Mistake 3 — Sending unsolicited intimate photos. In Slavic culture, this is an immediate disqualifier. A man who does this is perceived as someone seeking only physical gratification — the exact opposite of what these women are looking for.
Mistake 4 — Promising a visit without following through. "I'll come soon" stated three times with no concrete follow-up is perceived as a polite lie. She is waiting for dates, tickets, and a real plan — not vague assurances.
Two Real Stories — Because Humour Sometimes Teaches Better Than Lectures
The Google Translate Catastrophe: One of our members — a genuinely sincere man, but not much of a writer — had quietly outsourced his entire correspondence to Google Translate. His Ukrainian-language messages were grammatically passable but stylistically disastrous. His match eventually wrote back, with all the diplomatic warmth of a Kyiv winter: "You write Ukrainian like a Soviet robot from the 1980s." They laughed about it later — because he still managed to marry her. She moved to Toronto. Moral: effort outweighs perfection, every time.

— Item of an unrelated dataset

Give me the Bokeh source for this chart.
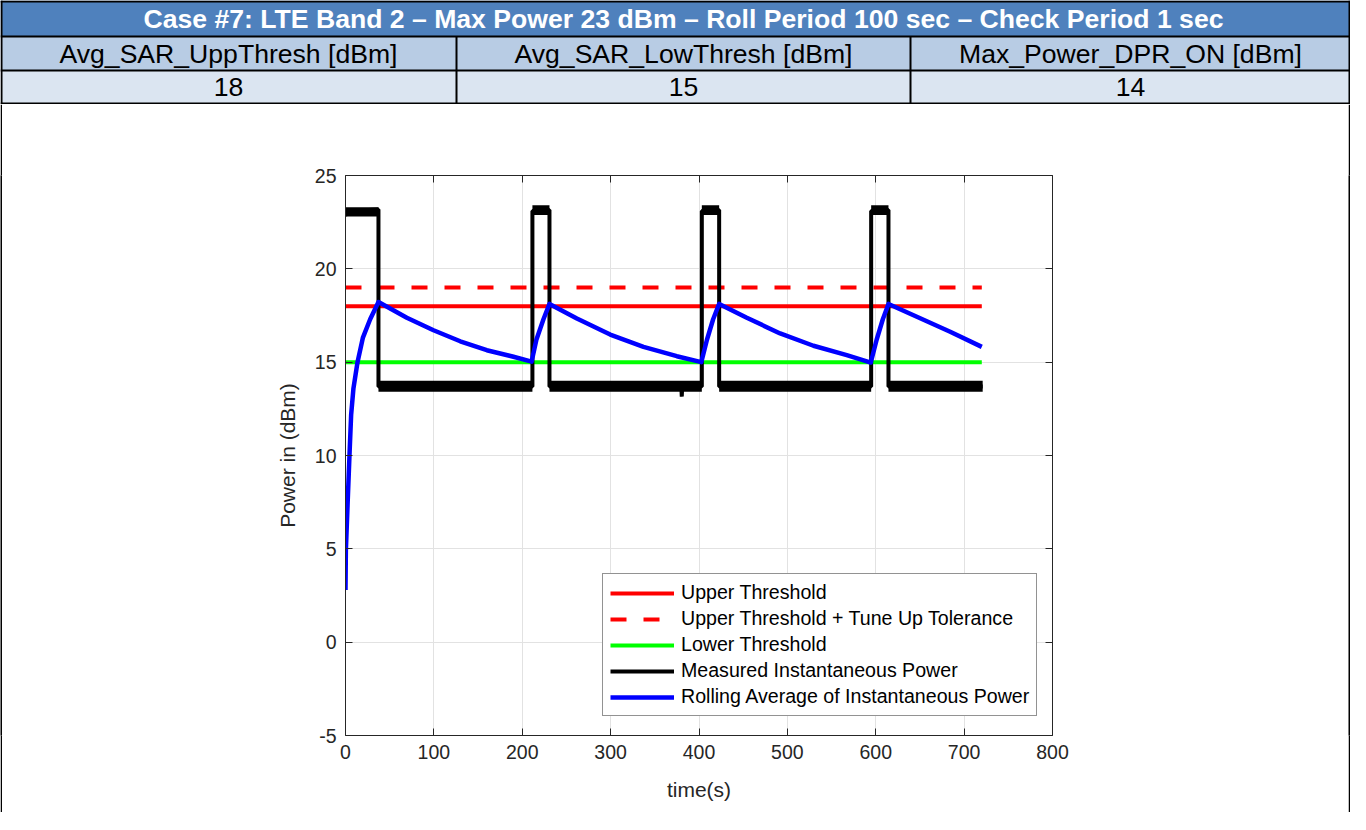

The Flower Incident: A Canadian man in his early fifties arrived in Kyiv for a first date clutching an even-numbered bouquet of flowers. In Ukrainian culture, even-numbered bouquets are reserved for funerals. His date looked at them with a mixture of tenderness and horror. She gave him a rapid-fire crash course in Slavic floral traditions over dinner. He went home with her number. Moral: cultural red flags can be learned — and Eastern European women genuinely appreciate the men who take the trouble to learn them.
Frequently Asked Questions
Will a Ukrainian woman tell me directly if she spots a red flag?
Rarely. Slavic culture favours quiet withdrawal over direct confrontation, especially in early stages. If she stops responding without explanation, that silence is typically her answer. Don't try to force an explanation — try instead to understand what may have gone wrong.
Do these red flags apply to Russian women too?
In the vast majority, yes. While subtle differences exist between Russian and Ukrainian women, the fundamental values they look for in a man — stability, sincerity, desire for family, and maturity — are widely shared across Eastern Europe.
Is an older man automatically at a disadvantage?
Not at all. Age difference is often viewed positively in Slavic culture, associated with maturity and stability. But as we have discussed in our article on age difference, it comes with expectations on both sides that must be understood clearly and honestly.
Can I recover from a red flag I have already sent?
It depends on the severity and timing. An awkward message can often be recovered with a sincere, grounded apology. An established pattern of behaviour over several weeks is much harder to reverse. The general rule: transparency and genuine humility recover more ground than you might expect.
How do I know if I am genuinely ready for this kind of relationship?
Ask yourself honestly: am I looking for a serious, lasting relationship — one oriented toward marriage and, potentially, family? If yes, you are in the right place. If you still have real doubts, take the time to resolve them before opening a correspondence. These women deserve your honesty before they deserve your attention.